McLean, a Scotsman from Duisky, near Blaich, Ardgour, Argyleshire, was in July 1837 an early investor with the South Australian Company; for his £1000 he was entitled to select one "town acre", one surveyed section near the city and the option on one future "special survey" further away. His family were once substantial landowners, but he was reduced to the status of tenant farmer. He was clearly not without means however; £1000 would be equivalent to several million dollars today. The 1836 famine in Scotland which led to one of the Highland Clearances may have been a factor in this decision, and to live in the new province. He and his large family emigrated on the Navarino, falsifying their ages and occupations in order to qualify for free passage. They arriving at Holdfast Bay on 6 December 1837. He selected "town acre" number 57 on Hindley Street and Section 50, Hundred of Adelaide, an property at Hilton, South Australia, a few miles from Adelaide, adjacent to one of Dr. Everard's selections. Immediately on arrival in South Australia he sent his son Allan to Van Diemen's Land to bring back a team of working buffalo, implements and seed wheat, which they planted and reaped by hand in 1838, arguably the first such crop in the colony. He built a modest house. Ten years later he sold the property to John Marles ; it is now the suburb Marleston. He selected a property at Strathalbyn, part of the Angas Special Survey of 1841, and was the second settler there, after Dr. Rankine. He built a two-storey house which he named either "Auchanadala" or "Auchanada's", where he died in October 1855.
Controversy
He is generally credited with producing South Australia's first crop of wheat, but it is likely that others has small plantings around the same time. Dr. Everard had a small plot at his home on the corner of Hindley and Morphett Streets — the ground was hard and apparently infertile, but the experiment was successful, and heavy ears of grain were produced, to the discomfiture of his detractors. Claims that eldest son Allan McLean was the first to plough land in South Australia were refuted by John Chambers.
Family
Donald McLean married Christina McPhee. Their children included:
Allan McLean married Catherine Dawson on 29 February 1844
Ewen "Hugh the Elder" McLean married Christina "Christy" Black on 15 May 1849. He ran a farm near Milang, then Point McLeay, and retired to Meningie.

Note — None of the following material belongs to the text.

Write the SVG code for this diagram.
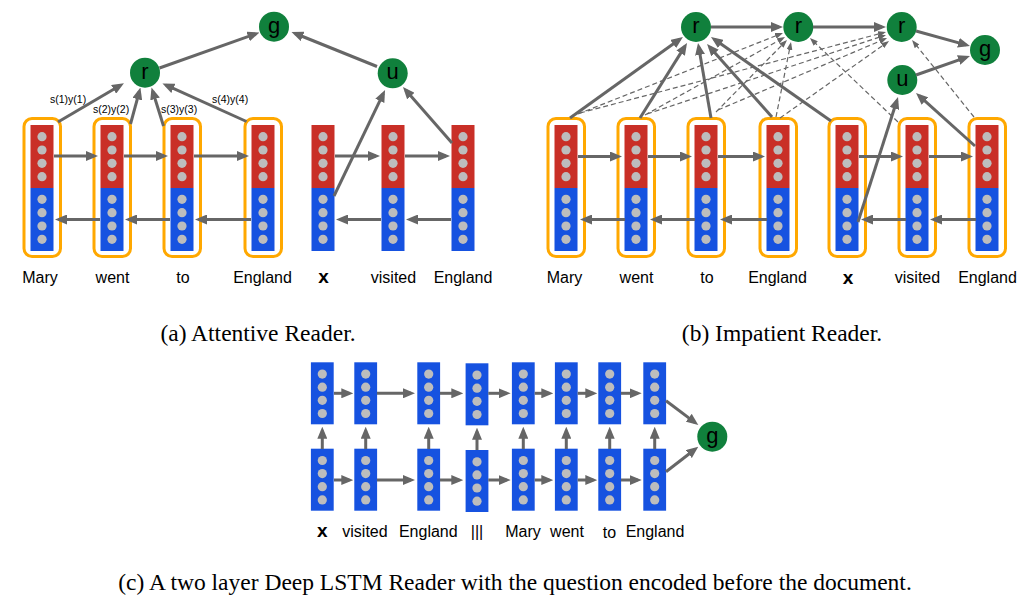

John McLean married Mary Stacey on 25 September 1845, Elizabeth Dixon on 16 April 1874
Mary McLean married Adam Abercrombie Duncan McRae
Archibald McLean married Ann Soward Janeway on 11 September 1846
Ewen "Little Hugh" "Hugh the Younger" McLean married Ann McBain Margaret Tannahill on 13 April 1862; lived "Sunny Brae", North Parade, Strathalbyn.
He died at his home, "Auchanadala", Strathalbyn. Allan McLean, 19th premier of Victoria, was a relative. He has been confused with another, possibly unrelated, Donald McLean who was manager of the North West Bend station on the River Murray for C. H. Armytage, and was the first in South Australia to create sheep paddocks. He pumped water for his flocks and also paid generous bounties for dingo scalps. He married Mary Barker, a niece of John Chambers, on 21 June 1866. In 1871 he and William Barker purchased Murbko station, on the River Murray opposite Morgan, then Comongin station near Quilpie.